The pop music version of the game, “What would you do if you had all the money in the world?”, Yesterday tells the story of Jack Malick, a struggling musician, who wakes up to discover that he’s the only person on earth who knew The Beatles existed. His subsequent journey from nobody to megastar—with some artistic grand larceny, well-meaning fraud, and just desserts along the way—is ripe with friendly humor, hapless victories, and all of your favorite songs.

Always Be My Maybe (2019)

Don’t you hate it when the girl you might like shows up with her new boyfriend, and it’s Keanu Reeves? This will-they-or-won’t-they reaches new heights of discomfort and deep belly laughs as Randall Park’s musician and Ali Wong’s celebrity chef negotiate what could have been. It’s one of the best comedies to deal with the bridges we build—and tear down—between our past lives and future loves. Oh, and there’s a song that goes “I punched Keanu Reeves in the face,” that is worth the price of admission itself.

To All the Boys I’ve Loved Before (2018)

Teen comedies have a special place, not just in the pop canon, but in all of our trapped, suffering, adolescent hearts—no matter our age. When the secret letters Lara has written to her high-school crushes are mistakenly sent out, she goes on a very PG journey to navigate the romantic waves she’s stirred up. Through the strengths of its performances, this movie—based on Jenny Han’s bestselling book—manages to key into the big feelings of lust, longing, loss, and self awareness that make the adolescent years so perpetually high-stakes and unforgettable.

Paddington (2014)

Let me get this straight: you don’t absolutely love a charming, polite, hapless bear from Darkest Peru who finds adventures and family in London? And, did I mention that he’s adorable, well intended, has great manners, an excellent work ethic, a yen for marmalade, and impeccable fashion sense? Are you a monster? What are you even doing here? Maybe rethink some things. And yes, we all know, Paddington 2 is superior. But Netflix doesn’t have it. When life gives you lemons, you make marmalade. And this marmalade is delicious.

Frances Ha (2012)

“I like things that look like mistakes,” says Frances. Does she ever—and we’re happy to come along. The collaboration that brought us BarbieGreta Gerwig and her partner Noah Baumbach—first raised its critically lauded head with this movie about a 27-year-old dancer (Gerwig) experiencing a full-on quarter life crisis. The laughs arrive with Frances’ flailing—her sharp yet blasé reactions to a best friend moving out and on; her fledgling dance career; and her increasingly precarious finances that impart 20-something anxieties—with honesty, relatable humor, and the occasional good natured groan.

Knocked Up (2007)

Director Judd Apatow and actor Seth Rogen have been having their own bromance since Freaks and Geeks in the late 1990s, and Knocked Up—which lands somewhere between a romcom and a coming of age film—epitomizes their Hollywood union. While the film centers around a schlumpy, unemployed stoner (Rogen)—who mistakenly impregnates a gorgeous, together, TV producer (Katherine Heigl)—the biggest laughs come from the supporting cast. Leslie Mann and Paul Rudd are especially on fire with their respective disapproving snide and glorious slacker affect—both of which hit the mark perfectly.

Happy Gilmore (1996)

Adam Sandler is at his absolute best as an overly aggressive and unskilled hockey player who discovers a talent for golf and joins the PGA in hopes of saving his grandmother’s home. There are countless quotable lines and moments in Happy Gilmore, but they all come back to the likeability and warmth Sandler injects into his character–so much so that you almost feel badly when Bob Barker is beating him to a pulp. But not quite–it’s one the more hilarious savagings in Hollywood history.

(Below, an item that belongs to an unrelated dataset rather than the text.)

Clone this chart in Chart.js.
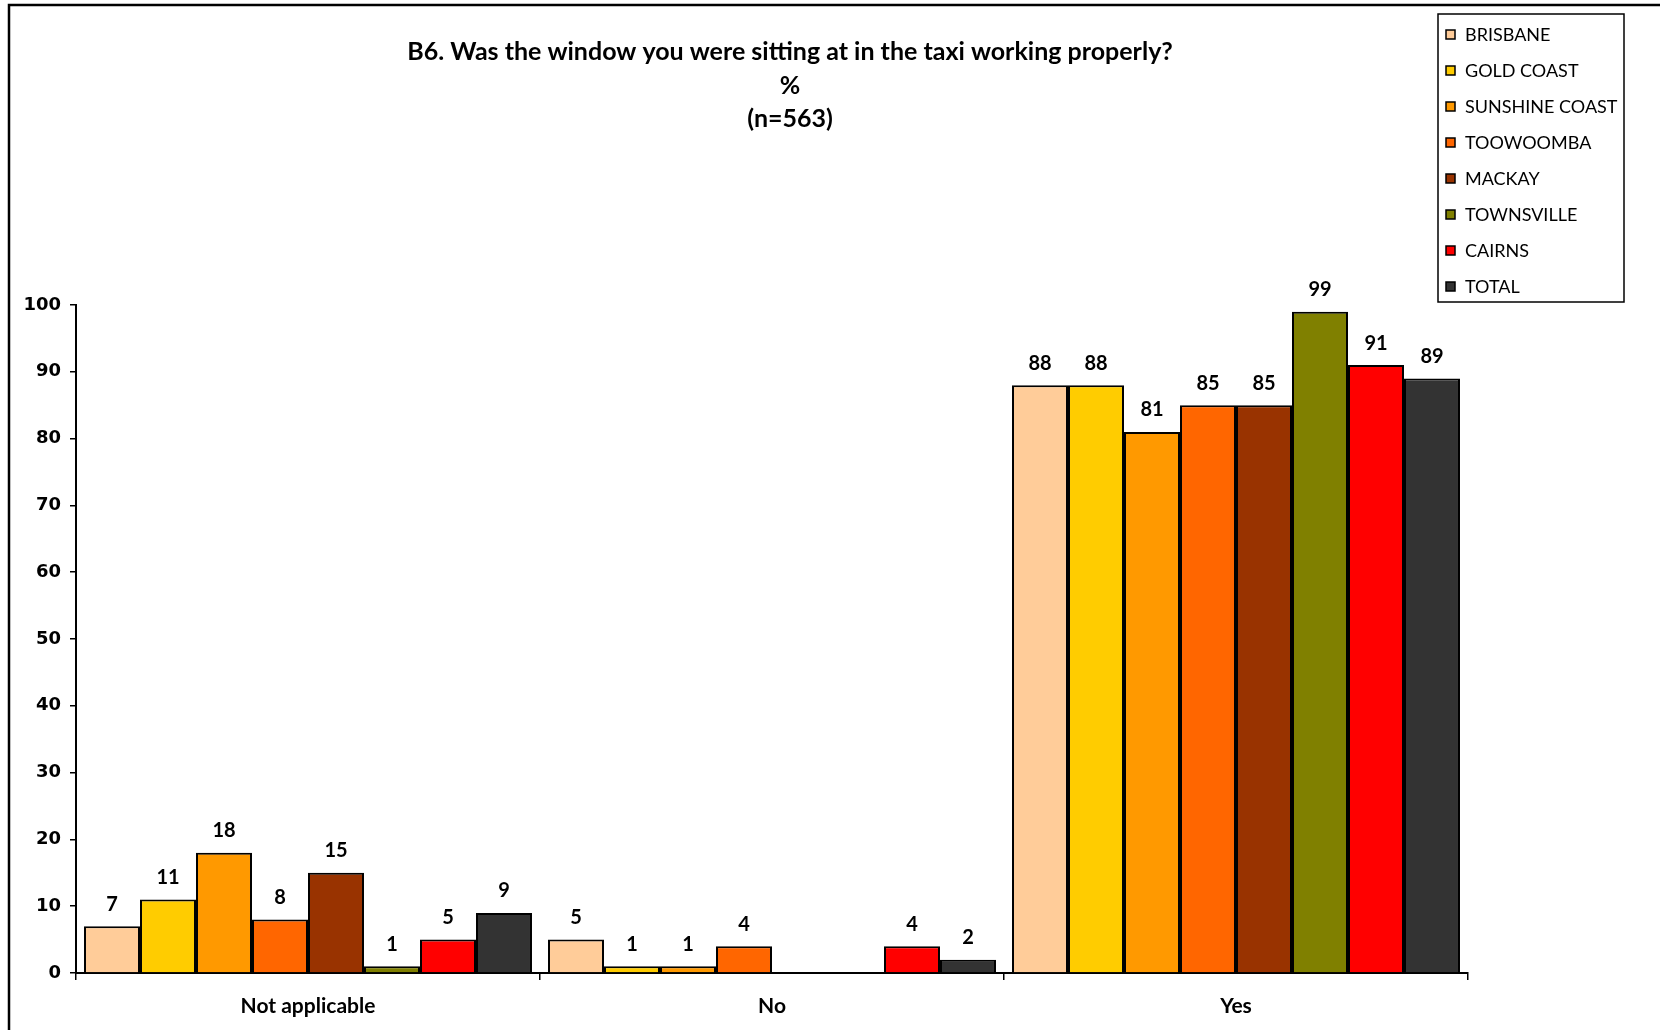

She’s Gotta Have It (2017)

Spike Lee’s take on a romcom came about about a decade before Sex and the City (the series) and delivered a far more mature, thoughtful, and empowered take on the modern experience of a single woman. Nola, an attractive Brooklyn artist, is dating three men who eventually begin to pressure her to make a choice between them. When that choice arrives, and how Lee depicts it, makes this comedy as startlingly original as it is progressive.

Beverly Hills Cop (1984)

The 1980s saw a burst of action comedy films, and Beverly Hills Cop outdoes them all, due to Eddy Murphy’s ability to absolutely deliver. It’s first solo lead role: Axel Foley, a Detroit cop who doesn’t play by the rules and follows the case of his friend’s murder to the gilded boulevards of Beverly Hills. It is difficult to explain to younger generations just how big a star Eddie Murphy was in the early 1980s; the math is funky, but multiply Timothée Chalamet by Donald Glover and John Mulaney and you are not even close. This film shows us why, as Murphy’s charm, wit, and delivery not only keep you enthralled, but prove that he’s one of the best to ever do it.

Annie

A good, clean, old-fashioned, Depression-era orphan comedy. Based on the Broadway musical of the same name (where Sarah Jessica Parker got her start), which was in turn based on the Little Orphan Annie comic strip, this film is an absolute classic for a reason. First, there are the performances—from Carol Burnett, Tim Curry, Albert Finney, Bernadette Peters—corralled by legendary director John Huston into one of the great ensembles. And then there is the plot, about a plucky orphan who charms, outfoxes, and outdoes the adults whose world she occupies. And finally, the songs: the unforgettable, inspiring, numbers by Charles Strouse and by Martin Charnin that have helped shape pop culture (and one memorable Jay-Z track) for generations. If all of this isn’t getting you excited to watch, I’m really not sure what else to say. Maybe just, “The sun will come out tomorrow!”